At the end of 1949, the OEEC adopted the target for removing import quotas directed against each other, on 50% of their ‘private’ trade, by the end of the year. This target also applied separately to each of the three groups: food and food stuffs, raw materials and manufactured goods. Under prompting from ECA officials, who argued that something a little more spectacular was necessary to convince Congress to continue aid at the present high level, the target was raised first to 60% and subsequently to 75%. The ‘trade liberalization scheme’, as it became known, had several drawbacks that made the commitments, and the achievements, less than at first sight. Firstly, the operation referred to ‘private trade’ and exempted, therefore, imports on government account. This had been done so as not to interfere in ‘domestic’ political decisions but the effect was to remove from the operation of the scheme entire swathes of trade, mostly in agriculture but sometimes also in fuel, controlled by monopoly government purchasing agencies. Secondly this bias in the operation was compounded by the fact that the initial obligation to remove QRs evenly over broad product categories was dropped once the targets were further raised. An over-performance in raw materials, for example, could and usually did compensate for an under-achievement in agriculture. Furthermore, the Liberalization Code allowed a country with balance-of-payments difficulties unilaterally to reimpose restrictions if necessary, causing a rebound effect on its trading partners and undermining the EPU’s ‘discipline’ in the process. Finally, the whole operation excluded tariffs, which were considered the preserve of GATT, so that QR removal was often accompanied by the re-imposition of (partially) suspended tariffs. The initial agreement bore all the hall-marks of the compromises necessary to secure its passage through the OEEC Council.

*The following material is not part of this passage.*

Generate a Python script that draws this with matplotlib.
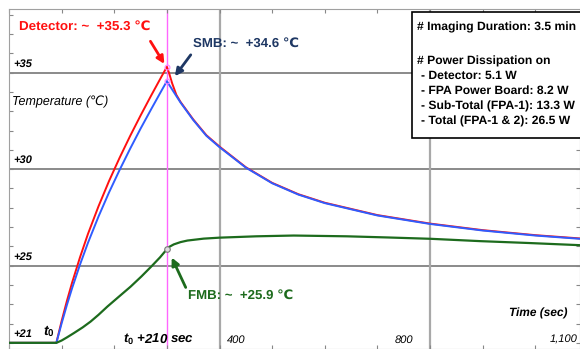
import matplotlib.pyplot as plt
from matplotlib.patches import Rectangle
from matplotlib.ticker import MultipleLocator

# time (sec) and temperature (deg C)
det_t = [0, 90, 100, 110, 120, 135, 150, 170, 190, 210, 230, 250, 270, 290, 300,
         304, 310, 318, 326, 350, 375, 400, 450, 500, 550, 600, 700, 800, 900, 1000, 1085]
det_T = [21, 21, 22.13, 23.17, 24.13, 25.44, 26.64, 28.07, 29.38, 30.58, 31.71, 32.78, 33.81, 34.81, 35.3,
         35.0, 34.45, 33.85, 33.48, 32.58, 31.76, 31.17, 30.1, 29.29, 28.7, 28.26, 27.62, 27.18, 26.84, 26.58, 26.41]

smb_t = [0, 90, 100, 110, 120, 135, 150, 170, 190, 210, 230, 250, 270, 290, 300,
         313, 326, 350, 375, 400, 450, 500, 550, 600, 700, 800, 900, 1000, 1085]
smb_T = [21, 21, 22.01, 22.96, 23.84, 25.06, 26.18, 27.54, 28.79, 29.95, 31.05, 32.1, 33.1, 34.08, 34.56,
         34.0, 33.45, 32.55, 31.73, 31.14, 30.08, 29.27, 28.68, 28.24, 27.6, 27.16, 26.82, 26.56, 26.39]

fmb_t = [0, 90, 100, 110, 123, 140, 155, 170, 187, 210, 231, 252, 272, 287, 300,
         305, 313, 326, 339, 370, 400, 470, 541, 642, 720, 802, 895, 990, 1085]
fmb_T = [21, 21, 21.12, 21.28, 21.5, 21.8, 22.1, 22.45, 22.88, 23.42, 23.91, 24.45, 25.0, 25.43, 25.85,
         25.98, 26.1, 26.22, 26.3, 26.4, 26.45, 26.52, 26.56, 26.52, 26.46, 26.39, 26.27, 26.17, 26.06]

y_grid = [25, 30, 35]
y_labels = ['+25', '+30', '+35']
x_grid = [400, 800]
x_labels = ['400', '800', '1,100']
x_label_pos = [431, 751, 1053]

box_head = ['# Imaging Duration: 3.5 min', '# Power Dissipation on']
box_items = ['- Detector: 5.1 W', '- FPA Power Board: 8.2 W',
             '- Sub-Total (FPA-1): 13.3 W', '- Total (FPA-1 & 2): 26.5 W']

SYM = ['Liberation Sans', 'DejaVu Sans']   # only for texts with the degree sign
plt.rcParams['font.family'] = 'Liberation Sans'
plt.rcParams['text.hinting'] = 'no_hinting'
plt.rcParams['mathtext.fontset'] = 'custom'
plt.rcParams['mathtext.it'] = 'Liberation Sans:italic:bold'
plt.rcParams['mathtext.rm'] = 'Liberation Sans:bold'

RED = '#ff1010'
BLUE = '#2f5cff'
GREEN = '#1d6b1d'
NAVY = '#1f3864'
PINK = '#ff66ff'

fig = plt.figure(figsize=(5.8, 3.49), dpi=100)
ax = fig.add_axes([9 / 580, 0, 571 / 580, 340 / 349])
ax.set_xlim(0, 1085)
ax.set_ylim(20.68, 38.3)

for y in y_grid:
    ax.axhline(y, color='#777777', lw=1.2, zorder=1)
for x in x_grid:
    ax.axvline(x, color='#a8a8a8', lw=1.6, zorder=1)
ax.axvline(300, color=PINK, lw=1.0, zorder=1)

ax.plot(det_t, det_T, color=RED, lw=1.4, zorder=3)
ax.plot(smb_t, smb_T, color=BLUE, lw=1.4, zorder=4)
ax.plot(fmb_t, fmb_T, color=GREEN, lw=1.6, zorder=5)

ax.plot([300, 300], [det_T[14], smb_T[14]], ls='none', marker='o', ms=3.5,
        mfc='none', mec='#ff80ff', mew=0.8, zorder=6)
ax.plot([300], [fmb_T[14]], ls='none', marker='o', ms=4, mfc='#dddddd',
        mec='#777777', mew=0.8, zorder=6)

# ticks inward, no labels
ax.xaxis.set_major_locator(MultipleLocator(100))
ax.yaxis.set_major_locator(MultipleLocator(1))
ax.tick_params(direction='in', length=3, color='#888888', top=True, right=True,
               labelbottom=False, labelleft=False)
for s in ax.spines.values():
    s.set_color('#a0a0a0')

# axis value labels
for y, lab in zip(y_grid + [21], y_labels + ['+21']):
    ax.text(8, y + 0.47, lab, fontsize=8, style='italic', weight='bold',
            va='center', ha='left')
for x, lab in zip(x_label_pos, x_labels):
    ax.text(x, 21.15, lab, fontsize=8, style='italic', va='center', ha='center')

ax.text(6, 33.48, 'Temperature (\u2103)', fontsize=9, style='italic',
        va='center', ha='left', family=SYM)
ax.text(1005, 22.5, 'Time (sec)', fontsize=8.6, style='italic', weight='bold',
        va='center', ha='center')
ax.text(64, 21.62, '$t_0$', fontsize=10, va='center', ha='left')
ax.text(284, 21.2, '$t_0$ +210 sec', fontsize=9.5, style='italic', weight='bold',
        va='center', ha='center')

# annotations
ax.text(19, 37.37, 'Detector: ~  +35.3 \u2103', color=RED, fontsize=9.6,
        weight='bold', va='center', ha='left', family=SYM)
ax.annotate('', xy=(298, 35.33), xytext=(266, 36.75),
            arrowprops=dict(arrowstyle='-|>', color=RED, lw=2, mutation_scale=11))
ax.text(350, 36.49, 'SMB: ~  +34.6 \u2103', color=NAVY, fontsize=9.5,
        weight='bold', va='center', ha='left', family=SYM)
ax.annotate('', xy=(312, 34.7), xytext=(348.5, 36.04),
            arrowprops=dict(arrowstyle='-|>', color=NAVY, lw=2, mutation_scale=11))
ax.text(340, 23.43, 'FMB: ~  +25.9 \u2103', color=GREEN, fontsize=9.5,
        weight='bold', va='center', ha='left', family=SYM)
ax.annotate('', xy=(307, 25.55), xytext=(338, 23.74),
            arrowprops=dict(arrowstyle='-|>', color=GREEN, lw=2, mutation_scale=11))

# info box
ax.add_patch(Rectangle((766, 31.63), 400, 6.51, facecolor='white',
                       edgecolor='black', lw=1.2, zorder=7))
for y, line in zip([37.35, 35.6], box_head):
    ax.text(775, y, line, fontsize=8.7, weight='bold', va='center', ha='left',
            zorder=8)
for y, line in zip([34.84, 34.05, 33.24, 32.46], box_items):
    ax.text(782, y, line, fontsize=8.7, weight='bold', va='center', ha='left',
            zorder=8)

fig.savefig('out.png', dpi=100)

In October 1950, the OEEC Council agreed that by February 1951, members should remove QRs on 75% of imports from other members, but it was there that further progress stalled. The crisis atmosphere engendered by the payments problems in Germany, the UK and France meant that for them even the 75% target had to be temporarily shelved. Such circumstances obviously inhibited the pressure for further advances. Discussions were also constrained by increasing disenchantment by the ‘low tariff’ countries of the Benelux, Scandinavia and Switzerland towards the failure to tackle tariffs, and therefore to deal with all frontier barriers to trade. Finally, as QR removal advanced, it threatened to touch the hard core of protectionism in sectors deemed by governments to be politically, socially or strategically vital to the national interest.

By the mid–1950s, reflecting their less strained balance of payments positions, most OEEC countries had satisfied their 75% targets. Many had also relaxed their quota regimes towards the dollar area, although not to the same extent. Yet when the decision was taken, in January 1955, to progress towards 90 per cent liberalization, the ‘low tariff’ countries made their agreement conditional upon action being taken by the Organisation to deal with high tariffs. Although they did not get their way, the target was nonetheless renewed and when, in December 1958, France finally attained it, private trading within western Europe had, to all intents and purposes, been purged of quantitative restrictions. There remained residual quota discrimination against the USA and, of course, state trading in agriculture was widespread. Nonetheless, for an experiment with such tentative beginnings, the achievement in reducing tariffs was remarkable.